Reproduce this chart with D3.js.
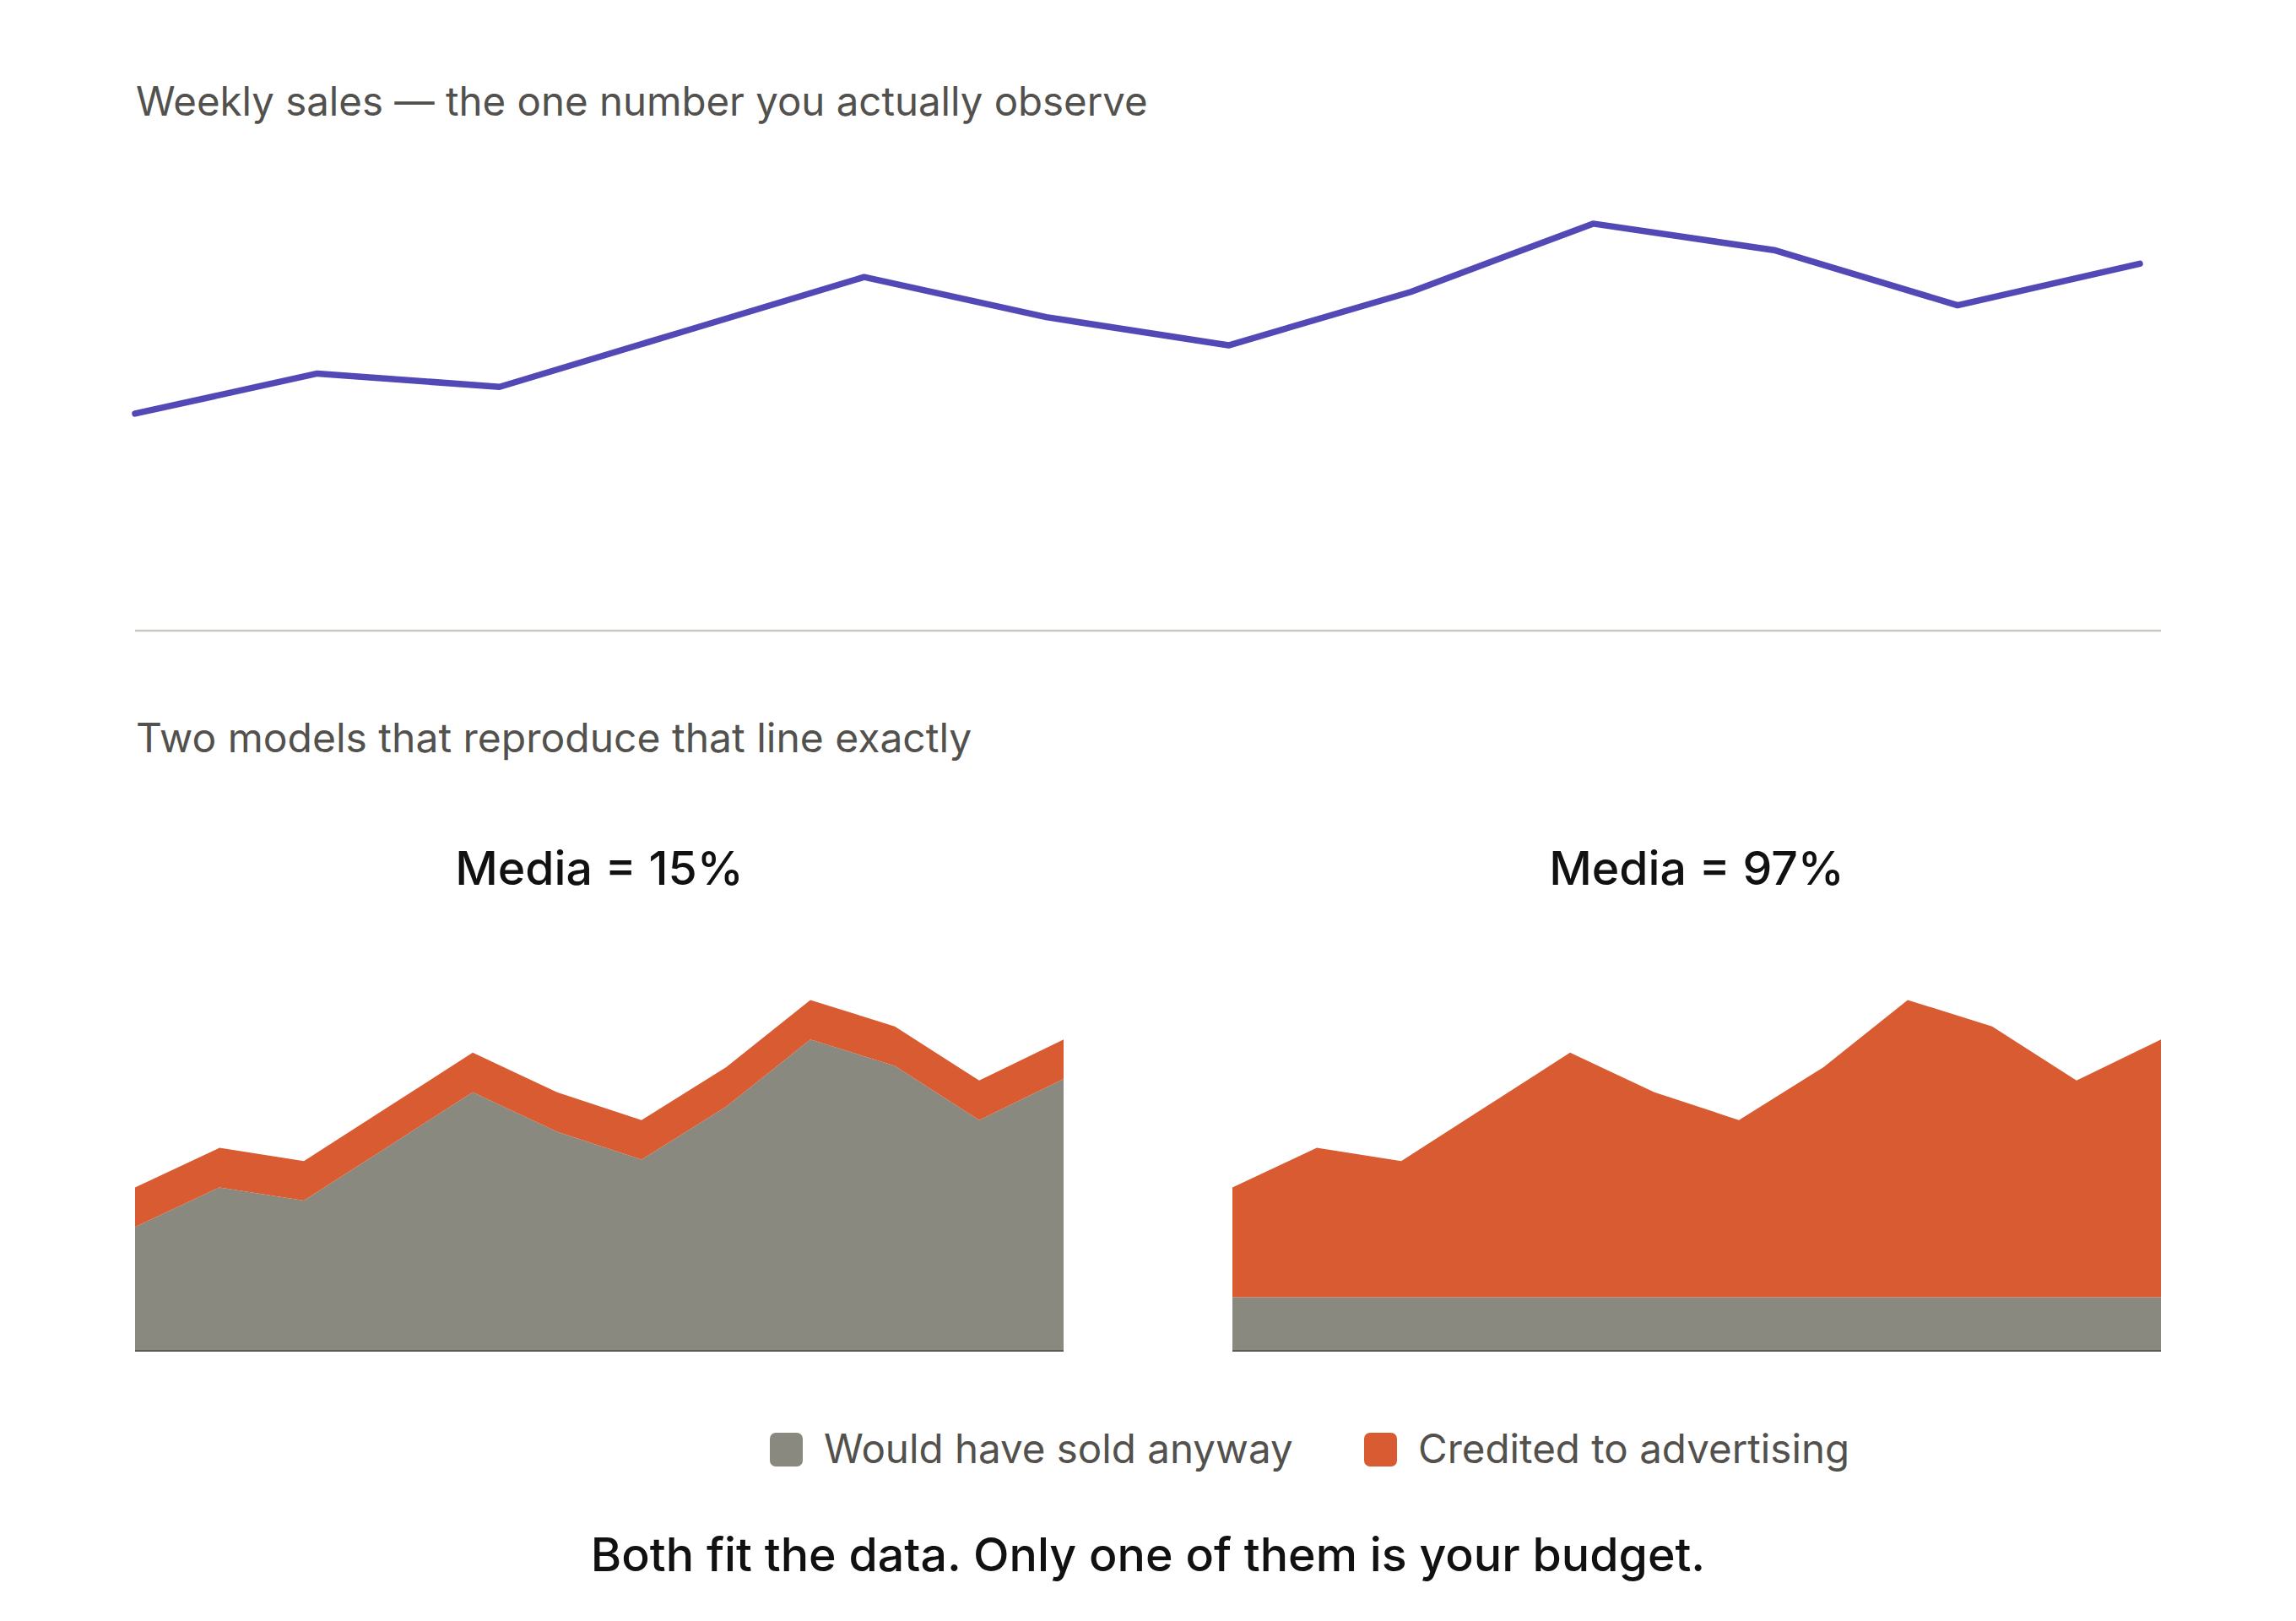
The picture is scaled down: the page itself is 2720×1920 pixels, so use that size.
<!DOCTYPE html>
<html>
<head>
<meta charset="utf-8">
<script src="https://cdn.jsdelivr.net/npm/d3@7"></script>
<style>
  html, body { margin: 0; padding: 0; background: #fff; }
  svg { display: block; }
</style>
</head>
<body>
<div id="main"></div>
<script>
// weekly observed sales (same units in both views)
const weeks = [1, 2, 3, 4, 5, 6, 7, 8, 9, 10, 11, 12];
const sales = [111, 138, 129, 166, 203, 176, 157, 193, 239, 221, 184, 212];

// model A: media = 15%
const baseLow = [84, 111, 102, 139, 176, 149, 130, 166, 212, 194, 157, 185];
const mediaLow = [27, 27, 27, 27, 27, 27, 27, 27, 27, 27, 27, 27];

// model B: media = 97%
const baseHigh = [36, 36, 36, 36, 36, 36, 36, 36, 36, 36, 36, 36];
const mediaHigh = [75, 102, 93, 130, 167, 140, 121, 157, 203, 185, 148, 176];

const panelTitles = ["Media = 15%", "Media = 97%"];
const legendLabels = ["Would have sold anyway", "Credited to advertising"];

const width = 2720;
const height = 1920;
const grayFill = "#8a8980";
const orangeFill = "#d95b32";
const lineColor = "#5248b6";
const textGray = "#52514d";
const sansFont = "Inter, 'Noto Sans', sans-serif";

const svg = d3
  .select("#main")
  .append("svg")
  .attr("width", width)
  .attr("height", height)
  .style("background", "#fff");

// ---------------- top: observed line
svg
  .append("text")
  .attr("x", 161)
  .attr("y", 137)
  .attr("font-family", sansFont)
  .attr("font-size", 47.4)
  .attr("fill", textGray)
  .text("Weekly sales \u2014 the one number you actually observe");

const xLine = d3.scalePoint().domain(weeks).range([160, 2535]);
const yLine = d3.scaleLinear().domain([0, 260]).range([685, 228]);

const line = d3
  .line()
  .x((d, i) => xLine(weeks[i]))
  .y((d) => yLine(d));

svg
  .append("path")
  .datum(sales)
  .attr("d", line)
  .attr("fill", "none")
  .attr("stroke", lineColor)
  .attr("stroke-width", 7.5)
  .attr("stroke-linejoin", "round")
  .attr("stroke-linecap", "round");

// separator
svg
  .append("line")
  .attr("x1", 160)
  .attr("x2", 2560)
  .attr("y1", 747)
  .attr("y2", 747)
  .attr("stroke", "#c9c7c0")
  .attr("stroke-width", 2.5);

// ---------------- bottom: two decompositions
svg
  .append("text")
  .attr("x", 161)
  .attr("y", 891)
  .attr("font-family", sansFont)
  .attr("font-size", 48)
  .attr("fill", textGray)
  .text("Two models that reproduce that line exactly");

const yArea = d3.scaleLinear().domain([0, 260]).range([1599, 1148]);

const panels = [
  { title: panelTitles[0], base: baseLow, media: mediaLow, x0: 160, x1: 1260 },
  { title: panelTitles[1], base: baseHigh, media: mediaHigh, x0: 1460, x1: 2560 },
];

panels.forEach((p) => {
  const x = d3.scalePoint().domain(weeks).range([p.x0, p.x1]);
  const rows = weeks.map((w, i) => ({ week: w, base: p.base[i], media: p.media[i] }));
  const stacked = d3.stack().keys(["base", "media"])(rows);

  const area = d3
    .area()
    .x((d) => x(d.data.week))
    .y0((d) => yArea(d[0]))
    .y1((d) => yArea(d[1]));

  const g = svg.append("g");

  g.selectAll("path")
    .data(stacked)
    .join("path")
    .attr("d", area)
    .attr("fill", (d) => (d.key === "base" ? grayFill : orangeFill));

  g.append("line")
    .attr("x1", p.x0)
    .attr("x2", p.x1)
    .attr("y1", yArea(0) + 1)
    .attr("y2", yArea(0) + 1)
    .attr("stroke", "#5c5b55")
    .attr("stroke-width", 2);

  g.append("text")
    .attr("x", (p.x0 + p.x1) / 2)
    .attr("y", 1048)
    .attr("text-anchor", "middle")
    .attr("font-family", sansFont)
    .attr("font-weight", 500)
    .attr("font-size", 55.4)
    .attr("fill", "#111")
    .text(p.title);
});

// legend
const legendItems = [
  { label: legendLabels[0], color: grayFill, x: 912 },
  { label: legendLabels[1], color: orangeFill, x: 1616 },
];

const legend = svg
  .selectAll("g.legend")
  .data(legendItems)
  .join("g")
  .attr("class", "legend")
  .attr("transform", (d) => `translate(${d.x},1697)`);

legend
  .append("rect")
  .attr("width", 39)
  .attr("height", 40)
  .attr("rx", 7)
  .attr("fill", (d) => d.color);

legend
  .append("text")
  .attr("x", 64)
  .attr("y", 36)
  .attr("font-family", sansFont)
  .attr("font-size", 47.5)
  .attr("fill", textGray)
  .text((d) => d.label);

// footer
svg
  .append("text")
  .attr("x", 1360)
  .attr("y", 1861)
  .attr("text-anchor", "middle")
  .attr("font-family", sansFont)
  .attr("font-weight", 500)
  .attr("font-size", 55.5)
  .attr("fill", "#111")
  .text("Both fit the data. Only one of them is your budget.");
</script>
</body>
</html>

- - -

THE TASK: Omit the pictures and reproduce the listing exactly.

COMPLETE ANSWER:
Reproduce this chart with D3.js.
The picture is scaled down: the page itself is 2720×1920 pixels, so use that size.
<!DOCTYPE html>
<html>
<head>
<meta charset="utf-8">
<script src="https://cdn.jsdelivr.net/npm/d3@7"></script>
<style>
  html, body { margin: 0; padding: 0; background: #fff; }
  svg { display: block; }
</style>
</head>
<body>
<div id="main"></div>
<script>
// weekly observed sales (same units in both views)
const weeks = [1, 2, 3, 4, 5, 6, 7, 8, 9, 10, 11, 12];
const sales = [111, 138, 129, 166, 203, 176, 157, 193, 239, 221, 184, 212];

// model A: media = 15%
const baseLow = [84, 111, 102, 139, 176, 149, 130, 166, 212, 194, 157, 185];
const mediaLow = [27, 27, 27, 27, 27, 27, 27, 27, 27, 27, 27, 27];

// model B: media = 97%
const baseHigh = [36, 36, 36, 36, 36, 36, 36, 36, 36, 36, 36, 36];
const mediaHigh = [75, 102, 93, 130, 167, 140, 121, 157, 203, 185, 148, 176];

const panelTitles = ["Media = 15%", "Media = 97%"];
const legendLabels = ["Would have sold anyway", "Credited to advertising"];

const width = 2720;
const height = 1920;
const grayFill = "#8a8980";
const orangeFill = "#d95b32";
const lineColor = "#5248b6";
const textGray = "#52514d";
const sansFont = "Inter, 'Noto Sans', sans-serif";

const svg = d3
  .select("#main")
  .append("svg")
  .attr("width", width)
  .attr("height", height)
  .style("background", "#fff");

// ---------------- top: observed line
svg
  .append("text")
  .attr("x", 161)
  .attr("y", 137)
  .attr("font-family", sansFont)
  .attr("font-size", 47.4)
  .attr("fill", textGray)
  .text("Weekly sales \u2014 the one number you actually observe");

const xLine = d3.scalePoint().domain(weeks).range([160, 2535]);
const yLine = d3.scaleLinear().domain([0, 260]).range([685, 228]);

const line = d3
  .line()
  .x((d, i) => xLine(weeks[i]))
  .y((d) => yLine(d));

svg
  .append("path")
  .datum(sales)
  .attr("d", line)
  .attr("fill", "none")
  .attr("stroke", lineColor)
  .attr("stroke-width", 7.5)
  .attr("stroke-linejoin", "round")
  .attr("stroke-linecap", "round");

// separator
svg
  .append("line")
  .attr("x1", 160)
  .attr("x2", 2560)
  .attr("y1", 747)
  .attr("y2", 747)
  .attr("stroke", "#c9c7c0")
  .attr("stroke-width", 2.5);

// ---------------- bottom: two decompositions
svg
  .append("text")
  .attr("x", 161)
  .attr("y", 891)
  .attr("font-family", sansFont)
  .attr("font-size", 48)
  .attr("fill", textGray)
  .text("Two models that reproduce that line exactly");

const yArea = d3.scaleLinear().domain([0, 260]).range([1599, 1148]);

const panels = [
  { title: panelTitles[0], base: baseLow, media: mediaLow, x0: 160, x1: 1260 },
  { title: panelTitles[1], base: baseHigh, media: mediaHigh, x0: 1460, x1: 2560 },
];

panels.forEach((p) => {
  const x = d3.scalePoint().domain(weeks).range([p.x0, p.x1]);
  const rows = weeks.map((w, i) => ({ week: w, base: p.base[i], media: p.media[i] }));
  const stacked = d3.stack().keys(["base", "media"])(rows);

  const area = d3
    .area()
    .x((d) => x(d.data.week))
    .y0((d) => yArea(d[0]))
    .y1((d) => yArea(d[1]));

  const g = svg.append("g");

  g.selectAll("path")
    .data(stacked)
    .join("path")
    .attr("d", area)
    .attr("fill", (d) => (d.key === "base" ? grayFill : orangeFill));

  g.append("line")
    .attr("x1", p.x0)
    .attr("x2", p.x1)
    .attr("y1", yArea(0) + 1)
    .attr("y2", yArea(0) + 1)
    .attr("stroke", "#5c5b55")
    .attr("stroke-width", 2);

  g.append("text")
    .attr("x", (p.x0 + p.x1) / 2)
    .attr("y", 1048)
    .attr("text-anchor", "middle")
    .attr("font-family", sansFont)
    .attr("font-weight", 500)
    .attr("font-size", 55.4)
    .attr("fill", "#111")
    .text(p.title);
});

// legend
const legendItems = [
  { label: legendLabels[0], color: grayFill, x: 912 },
  { label: legendLabels[1], color: orangeFill, x: 1616 },
];

const legend = svg
  .selectAll("g.legend")
  .data(legendItems)
  .join("g")
  .attr("class", "legend")
  .attr("transform", (d) => `translate(${d.x},1697)`);

legend
  .append("rect")
  .attr("width", 39)
  .attr("height", 40)
  .attr("rx", 7)
  .attr("fill", (d) => d.color);

legend
  .append("text")
  .attr("x", 64)
  .attr("y", 36)
  .attr("font-family", sansFont)
  .attr("font-size", 47.5)
  .attr("fill", textGray)
  .text((d) => d.label);

// footer
svg
  .append("text")
  .attr("x", 1360)
  .attr("y", 1861)
  .attr("text-anchor", "middle")
  .attr("font-family", sansFont)
  .attr("font-weight", 500)
  .attr("font-size", 55.5)
  .attr("fill", "#111")
  .text("Both fit the data. Only one of them is your budget.");
</script>
</body>
</html>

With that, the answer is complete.